The loss of 16 cents a share widened from $194 million a year earlier, according to a statement today from the Charlotte, North Carolina-based bank.

The lender increased the amount set aside to cover mortgage disputes for the second time in less than a month and added $1.5 billion for legal expenses.

Brian T. Moynihan, 51, who started as chief executive officer a year ago, booked $12.4 billion in 2010 impairments on credit-card and mortgage units purchased by predecessor Kenneth D. Lewis. The 2008 acquisition of Countrywide Financial Corp, then the largest US mortgage originator, has saddled the bank with lawsuits and demands to repurchase bad loans.

"It's a kitchen-sink quarter for their Countrywide issues," said Jason Tyler, who helps oversee $5.5 billion at Chicago-based Ariel Investments LLC.

"It's typical for a new CEO to report a lot of big charges to lower the bar for themselves. You have a small window to do this and not get blamed for it."

Buyback demands

The bank said earlier this month it agreed to pay Fannie Mae and Freddie Mac $2.8 billion to settle or preclude disputes over mortgages, triggering a $3 billion fourth-quarter provision. The sum was expanded to $4.1 billion, Bank of America said yesterday, citing outstanding and future mortgage buyback claims.

"Last year was a necessary repair and rebuilding year," Moynihan said in the statement.

"Our results reflect the progress we are making at putting legacy — primarily mortgage-related issues behind us."

Bank of America's shares fell 26 cents, or 1.8 per cent, to $14.28 at 9:33am in New York Stock Exchange composite trading.

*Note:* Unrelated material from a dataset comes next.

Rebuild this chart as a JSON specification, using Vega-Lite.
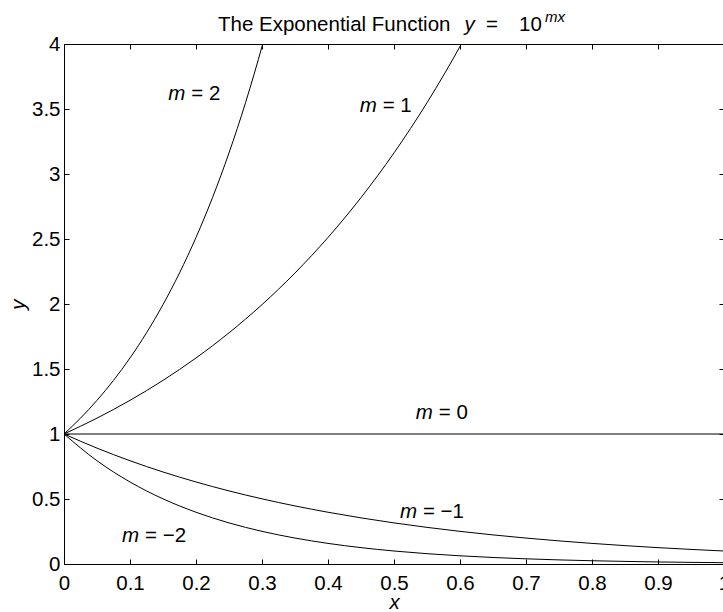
{
  "$schema": "https://vega.github.io/schema/vega-lite/v6.json",
  "width": 660,
  "height": 520,
  "autosize": {"type": "none"},
  "padding": {"left": 64, "top": 44, "right": 0, "bottom": 48},
  "background": "white",
  "config": {
    "font": "Liberation Sans",
    "view": {"stroke": "black", "strokeWidth": 1},
    "axis": {
      "labelFont": "Liberation Sans",
      "labelFontSize": 20.5,
      "labelColor": "black",
      "titleFont": "Liberation Sans",
      "titleFontSize": 20.5,
      "titleColor": "black",
      "titleFontWeight": "normal",
      "domainColor": "black",
      "tickColor": "black",
      "grid": false
    },
    "text": {"font": "Liberation Sans", "fontSize": 20.5, "color": "black"}
  },
  "datasets": {
    "curves": [
      {"m": "2", "x": 0, "y": 1},
      {"m": "2", "x": 0.025, "y": 1.122},
      {"m": "2", "x": 0.05, "y": 1.2589},
      {"m": "2", "x": 0.075, "y": 1.4125},
      {"m": "2", "x": 0.1, "y": 1.5849},
      {"m": "2", "x": 0.125, "y": 1.7783},
      {"m": "2", "x": 0.15, "y": 1.9953},
      {"m": "2", "x": 0.175, "y": 2.2387},
      {"m": "2", "x": 0.2, "y": 2.5119},
      {"m": "2", "x": 0.225, "y": 2.8184},
      {"m": "2", "x": 0.25, "y": 3.1623},
      {"m": "2", "x": 0.275, "y": 3.5481},
      {"m": "2", "x": 0.30103, "y": 4},
      {"m": "2", "x": 0.325, "y": 4.4668},
      {"m": "1", "x": 0, "y": 1},
      {"m": "1", "x": 0.05, "y": 1.122},
      {"m": "1", "x": 0.1, "y": 1.2589},
      {"m": "1", "x": 0.15, "y": 1.4125},
      {"m": "1", "x": 0.2, "y": 1.5849},
      {"m": "1", "x": 0.25, "y": 1.7783},
      {"m": "1", "x": 0.3, "y": 1.9953},
      {"m": "1", "x": 0.35, "y": 2.2387},
      {"m": "1", "x": 0.4, "y": 2.5119},
      {"m": "1", "x": 0.45, "y": 2.8184},
      {"m": "1", "x": 0.5, "y": 3.1623},
      {"m": "1", "x": 0.55, "y": 3.5481},
      {"m": "1", "x": 0.60206, "y": 4},
      {"m": "1", "x": 0.65, "y": 4.4668},
      {"m": "0", "x": 0, "y": 1},
      {"m": "0", "x": 1, "y": 1},
      {"m": "-1", "x": 0, "y": 1},
      {"m": "-1", "x": 0.05, "y": 0.8913},
      {"m": "-1", "x": 0.1, "y": 0.7943},
      {"m": "-1", "x": 0.15, "y": 0.7079},
      {"m": "-1", "x": 0.2, "y": 0.631},
      {"m": "-1", "x": 0.25, "y": 0.5623},
      {"m": "-1", "x": 0.3, "y": 0.5012},
      {"m": "-1", "x": 0.35, "y": 0.4467},
      {"m": "-1", "x": 0.4, "y": 0.3981},
      {"m": "-1", "x": 0.45, "y": 0.3548},
      {"m": "-1", "x": 0.5, "y": 0.3162},
      {"m": "-1", "x": 0.55, "y": 0.2818},
      {"m": "-1", "x": 0.6, "y": 0.2512},
      {"m": "-1", "x": 0.65, "y": 0.2239},
      {"m": "-1", "x": 0.7, "y": 0.1995},
      {"m": "-1", "x": 0.75, "y": 0.1778},
      {"m": "-1", "x": 0.8, "y": 0.1585},
      {"m": "-1", "x": 0.85, "y": 0.1413},
      {"m": "-1", "x": 0.9, "y": 0.1259},
      {"m": "-1", "x": 0.95, "y": 0.1122},
      {"m": "-1", "x": 1, "y": 0.1},
      {"m": "-2", "x": 0, "y": 1},
      {"m": "-2", "x": 0.05, "y": 0.7943},
      {"m": "-2", "x": 0.1, "y": 0.631},
      {"m": "-2", "x": 0.15, "y": 0.5012},
      {"m": "-2", "x": 0.2, "y": 0.3981},
      {"m": "-2", "x": 0.25, "y": 0.3162},
      {"m": "-2", "x": 0.3, "y": 0.2512},
      {"m": "-2", "x": 0.35, "y": 0.1995},
      {"m": "-2", "x": 0.4, "y": 0.1585},
      {"m": "-2", "x": 0.45, "y": 0.1259},
      {"m": "-2", "x": 0.5, "y": 0.1},
      {"m": "-2", "x": 0.55, "y": 0.0794},
      {"m": "-2", "x": 0.6, "y": 0.0631},
      {"m": "-2", "x": 0.65, "y": 0.0501},
      {"m": "-2", "x": 0.7, "y": 0.0398},
      {"m": "-2", "x": 0.75, "y": 0.0316},
      {"m": "-2", "x": 0.8, "y": 0.0251},
      {"m": "-2", "x": 0.85, "y": 0.02},
      {"m": "-2", "x": 0.9, "y": 0.0158},
      {"m": "-2", "x": 0.95, "y": 0.0126},
      {"m": "-2", "x": 1, "y": 0.01}
    ],
    "labels": [
      {"x": 0.158, "y": 3.57, "rest": "= 2"},
      {"x": 0.448, "y": 3.477, "rest": "= 1"},
      {"x": 0.533, "y": 1.115, "rest": "= 0"},
      {"x": 0.509, "y": 0.354, "rest": "= −1"},
      {"x": 0.088, "y": 0.169, "rest": "= −2"}
    ],
    "anchor": [{}]
  },
  "resolve": {"axis": {"x": "independent", "y": "independent"}},
  "layer": [
    {
      "data": {"name": "curves"},
      "mark": {"type": "line", "color": "black", "strokeWidth": 1, "interpolate": "monotone", "clip": true},
      "encoding": {
        "x": {
          "field": "x", "type": "quantitative",
          "scale": {"domain": [0, 1], "nice": false, "zero": false},
          "axis": {
            "orient": "bottom",
            "values": [0, 0.1, 0.2, 0.3, 0.4, 0.5, 0.6, 0.7, 0.8, 0.9, 1],
            "format": "~g", "labelFlush": false, "labelOverlap": false,
            "tickSize": -5, "labelPadding": 14,
            "title": "x", "titleFontStyle": "italic", "titlePadding": -1
          }
        },
        "y": {
          "field": "y", "type": "quantitative",
          "scale": {"domain": [0, 4], "nice": false, "zero": false},
          "axis": {
            "orient": "left",
            "values": [0, 0.5, 1, 1.5, 2, 2.5, 3, 3.5, 4],
            "format": "~g", "labelFlush": false, "labelOverlap": false,
            "tickSize": -5, "labelPadding": 9,
            "title": "y", "titleFontStyle": "italic", "titlePadding": 3
          }
        },
        "detail": {"field": "m"}
      }
    },
    {
      "data": {"name": "labels"},
      "mark": {"type": "text", "text": "m", "fontStyle": "italic", "align": "left", "baseline": "alphabetic"},
      "encoding": {
        "x": {
          "field": "x", "type": "quantitative",
          "axis": {
            "orient": "top", "values": [0, 0.1, 0.2, 0.3, 0.4, 0.5, 0.6, 0.7, 0.8, 0.9, 1],
            "labels": false, "tickSize": -5, "domain": false, "title": null
          }
        },
        "y": {
          "field": "y", "type": "quantitative",
          "axis": {
            "orient": "right", "values": [0, 0.5, 1, 1.5, 2, 2.5, 3, 3.5, 4],
            "labels": false, "tickSize": -5, "domain": false, "title": null
          }
        }
      }
    },
    {
      "data": {"name": "labels"},
      "mark": {"type": "text", "align": "left", "baseline": "alphabetic", "dx": 23},
      "encoding": {
        "x": {"field": "x", "type": "quantitative", "axis": null},
        "y": {"field": "y", "type": "quantitative", "axis": null},
        "text": {"field": "rest"}
      }
    },
    {
      "data": {"name": "anchor"},
      "mark": {"type": "text", "text": "The Exponential Function", "align": "left", "baseline": "alphabetic", "dy": -13},
      "encoding": {
        "x": {"datum": 0.2333, "type": "quantitative", "axis": null},
        "y": {"datum": 4, "type": "quantitative", "axis": null}
      }
    },
    {
      "data": {"name": "anchor"},
      "mark": {"type": "text", "text": "y", "fontStyle": "italic", "align": "left", "baseline": "alphabetic", "dy": -13},
      "encoding": {
        "x": {"datum": 0.607, "type": "quantitative", "axis": null},
        "y": {"datum": 4, "type": "quantitative", "axis": null}
      }
    },
    {
      "data": {"name": "anchor"},
      "mark": {"type": "text", "text": "=", "align": "left", "baseline": "alphabetic", "dy": -13},
      "encoding": {
        "x": {"datum": 0.6394, "type": "quantitative", "axis": null},
        "y": {"datum": 4, "type": "quantitative", "axis": null}
      }
    },
    {
      "data": {"name": "anchor"},
      "mark": {"type": "text", "text": "10", "align": "left", "baseline": "alphabetic", "dy": -13},
      "encoding": {
        "x": {"datum": 0.6894, "type": "quantitative", "axis": null},
        "y": {"datum": 4, "type": "quantitative", "axis": null}
      }
    },
    {
      "data": {"name": "anchor"},
      "mark": {"type": "text", "text": "mx", "fontStyle": "italic", "fontSize": 15, "align": "left", "baseline": "alphabetic", "dy": -22},
      "encoding": {
        "x": {"datum": 0.7288, "type": "quantitative", "axis": null},
        "y": {"datum": 4, "type": "quantitative", "axis": null}
      }
    }
  ]
}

The stock slid 11.4 per cent in 2010, the second-worst performance in the 24-company KBW Bank Index; only People's United Financial Inc declined more.

In an interview on Bloomberg Television, Moynihan said there was more work to do on resolving mortgage claims and trading revenue was weak. Positive signs included a rebound in credit-card profit, and loan losses were easing as the economy strengthens, Moynihan said.